▼▼▼

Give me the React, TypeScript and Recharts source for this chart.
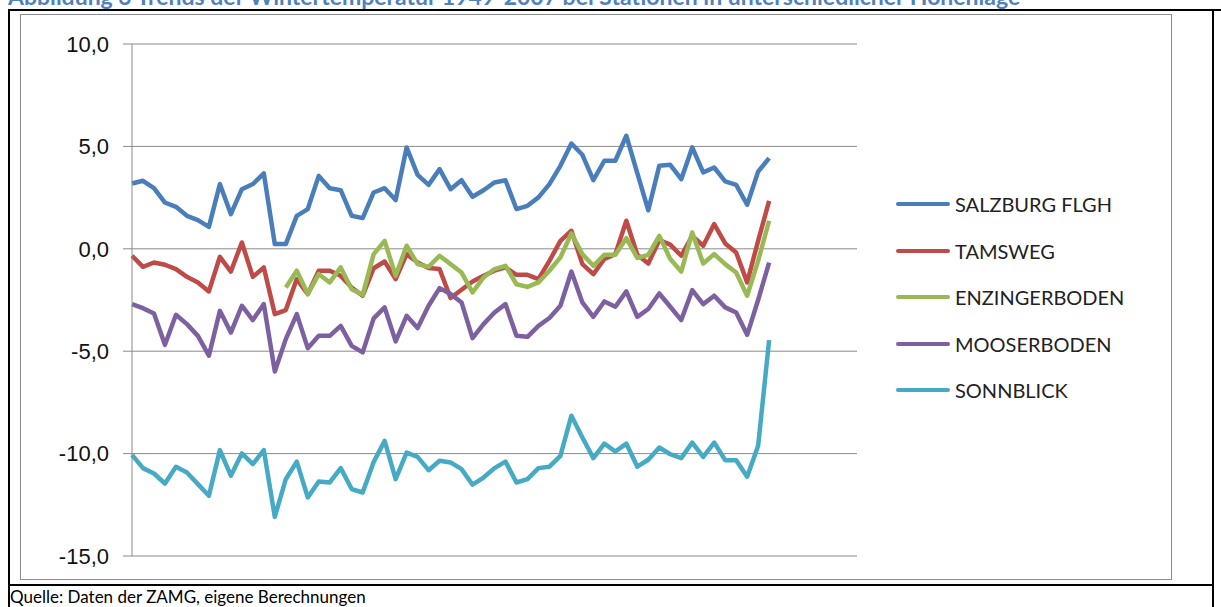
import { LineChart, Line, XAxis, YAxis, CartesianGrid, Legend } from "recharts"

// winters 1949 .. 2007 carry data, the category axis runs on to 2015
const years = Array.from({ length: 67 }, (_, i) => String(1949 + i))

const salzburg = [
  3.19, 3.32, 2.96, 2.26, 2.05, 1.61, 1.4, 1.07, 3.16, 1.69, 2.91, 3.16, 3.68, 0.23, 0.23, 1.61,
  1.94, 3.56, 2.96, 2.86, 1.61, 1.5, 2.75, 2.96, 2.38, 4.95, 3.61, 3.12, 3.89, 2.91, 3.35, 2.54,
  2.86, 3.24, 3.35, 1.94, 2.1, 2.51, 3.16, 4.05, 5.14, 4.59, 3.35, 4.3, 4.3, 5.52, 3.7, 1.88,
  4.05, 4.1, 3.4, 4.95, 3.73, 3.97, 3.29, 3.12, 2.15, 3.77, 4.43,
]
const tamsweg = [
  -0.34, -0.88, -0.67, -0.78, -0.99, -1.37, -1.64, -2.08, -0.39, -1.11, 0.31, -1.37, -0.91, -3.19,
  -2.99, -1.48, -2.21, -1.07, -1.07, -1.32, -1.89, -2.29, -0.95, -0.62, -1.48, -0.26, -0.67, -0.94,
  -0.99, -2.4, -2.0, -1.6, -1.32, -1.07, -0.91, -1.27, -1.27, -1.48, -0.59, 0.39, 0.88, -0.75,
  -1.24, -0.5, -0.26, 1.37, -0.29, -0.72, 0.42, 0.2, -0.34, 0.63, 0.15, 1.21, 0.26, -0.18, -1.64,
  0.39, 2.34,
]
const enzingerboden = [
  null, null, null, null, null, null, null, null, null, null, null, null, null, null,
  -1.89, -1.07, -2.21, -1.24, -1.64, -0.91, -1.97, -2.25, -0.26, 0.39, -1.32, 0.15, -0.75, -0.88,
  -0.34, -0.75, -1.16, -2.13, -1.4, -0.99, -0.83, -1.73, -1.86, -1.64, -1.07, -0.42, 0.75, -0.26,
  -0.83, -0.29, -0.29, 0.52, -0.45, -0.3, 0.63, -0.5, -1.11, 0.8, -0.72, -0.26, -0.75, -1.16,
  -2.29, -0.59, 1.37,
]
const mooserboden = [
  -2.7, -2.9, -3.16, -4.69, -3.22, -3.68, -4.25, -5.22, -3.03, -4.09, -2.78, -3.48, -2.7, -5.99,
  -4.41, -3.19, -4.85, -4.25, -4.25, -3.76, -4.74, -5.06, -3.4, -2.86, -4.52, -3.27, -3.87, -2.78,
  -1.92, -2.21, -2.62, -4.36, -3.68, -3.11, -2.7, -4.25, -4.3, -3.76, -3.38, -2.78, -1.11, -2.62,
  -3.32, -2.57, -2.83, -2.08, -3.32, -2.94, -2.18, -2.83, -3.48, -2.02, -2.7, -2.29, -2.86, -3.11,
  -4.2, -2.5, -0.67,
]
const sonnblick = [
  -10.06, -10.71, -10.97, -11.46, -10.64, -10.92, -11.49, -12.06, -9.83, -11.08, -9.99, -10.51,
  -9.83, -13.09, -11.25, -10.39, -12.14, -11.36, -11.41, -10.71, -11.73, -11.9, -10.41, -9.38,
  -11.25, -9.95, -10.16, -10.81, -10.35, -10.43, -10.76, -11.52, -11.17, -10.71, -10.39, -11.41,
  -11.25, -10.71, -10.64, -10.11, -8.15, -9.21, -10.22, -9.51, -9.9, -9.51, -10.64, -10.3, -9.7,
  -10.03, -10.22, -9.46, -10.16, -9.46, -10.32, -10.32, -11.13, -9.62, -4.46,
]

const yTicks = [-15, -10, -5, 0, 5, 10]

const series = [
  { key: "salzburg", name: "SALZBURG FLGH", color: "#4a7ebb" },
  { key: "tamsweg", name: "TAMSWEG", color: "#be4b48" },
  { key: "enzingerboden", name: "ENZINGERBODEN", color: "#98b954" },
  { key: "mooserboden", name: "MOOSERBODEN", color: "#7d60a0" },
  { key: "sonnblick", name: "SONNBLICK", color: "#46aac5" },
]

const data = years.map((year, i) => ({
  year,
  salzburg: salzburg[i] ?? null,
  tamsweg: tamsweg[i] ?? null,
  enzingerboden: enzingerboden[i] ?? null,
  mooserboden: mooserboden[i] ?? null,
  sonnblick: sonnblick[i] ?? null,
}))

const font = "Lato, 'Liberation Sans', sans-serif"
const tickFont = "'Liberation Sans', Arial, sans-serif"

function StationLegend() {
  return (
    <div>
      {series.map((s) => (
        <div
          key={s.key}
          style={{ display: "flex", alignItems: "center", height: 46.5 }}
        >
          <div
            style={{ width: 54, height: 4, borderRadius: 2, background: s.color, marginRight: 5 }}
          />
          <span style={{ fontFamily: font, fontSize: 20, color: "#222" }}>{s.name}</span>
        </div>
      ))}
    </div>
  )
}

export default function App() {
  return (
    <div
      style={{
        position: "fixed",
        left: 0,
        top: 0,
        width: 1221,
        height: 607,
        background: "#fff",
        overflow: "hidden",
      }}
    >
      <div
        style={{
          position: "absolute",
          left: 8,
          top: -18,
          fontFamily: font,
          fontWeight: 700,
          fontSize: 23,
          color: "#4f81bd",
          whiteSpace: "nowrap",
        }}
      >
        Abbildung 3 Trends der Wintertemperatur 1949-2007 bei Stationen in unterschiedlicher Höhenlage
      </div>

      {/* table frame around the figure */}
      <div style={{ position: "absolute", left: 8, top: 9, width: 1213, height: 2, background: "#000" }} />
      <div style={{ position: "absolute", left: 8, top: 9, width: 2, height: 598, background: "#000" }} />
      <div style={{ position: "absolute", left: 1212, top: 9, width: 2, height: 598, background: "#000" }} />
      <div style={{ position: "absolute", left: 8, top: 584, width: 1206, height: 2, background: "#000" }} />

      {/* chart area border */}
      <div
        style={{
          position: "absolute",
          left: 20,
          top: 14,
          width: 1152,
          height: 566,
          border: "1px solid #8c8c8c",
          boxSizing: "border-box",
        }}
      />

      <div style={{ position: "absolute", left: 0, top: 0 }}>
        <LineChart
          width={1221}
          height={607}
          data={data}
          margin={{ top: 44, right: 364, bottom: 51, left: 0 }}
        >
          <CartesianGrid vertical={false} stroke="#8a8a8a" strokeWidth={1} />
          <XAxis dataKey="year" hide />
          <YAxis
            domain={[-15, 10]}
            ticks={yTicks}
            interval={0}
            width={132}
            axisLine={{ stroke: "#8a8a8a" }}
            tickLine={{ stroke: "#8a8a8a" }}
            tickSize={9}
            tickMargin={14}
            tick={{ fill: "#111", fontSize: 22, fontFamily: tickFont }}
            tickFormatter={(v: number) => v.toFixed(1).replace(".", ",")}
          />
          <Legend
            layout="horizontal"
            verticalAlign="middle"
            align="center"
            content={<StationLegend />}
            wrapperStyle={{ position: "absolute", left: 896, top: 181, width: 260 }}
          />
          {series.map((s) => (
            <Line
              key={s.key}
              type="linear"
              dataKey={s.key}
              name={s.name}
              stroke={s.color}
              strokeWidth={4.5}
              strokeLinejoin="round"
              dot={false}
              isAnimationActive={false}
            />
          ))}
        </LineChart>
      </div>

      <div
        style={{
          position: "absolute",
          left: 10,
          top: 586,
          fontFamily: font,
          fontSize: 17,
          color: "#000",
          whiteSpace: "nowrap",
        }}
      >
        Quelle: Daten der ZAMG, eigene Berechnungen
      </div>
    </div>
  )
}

▲▲▲

EXERCISE GOAL
From the first line of the material down to the line containing "String(1949 + i))", inclusive, return each line exactly, skipping any picture.

REPLY
Give me the React, TypeScript and Recharts source for this chart.
import { LineChart, Line, XAxis, YAxis, CartesianGrid, Legend } from "recharts"

// winters 1949 .. 2007 carry data, the category axis runs on to 2015
const years = Array.from({ length: 67 }, (_, i) => String(1949 + i))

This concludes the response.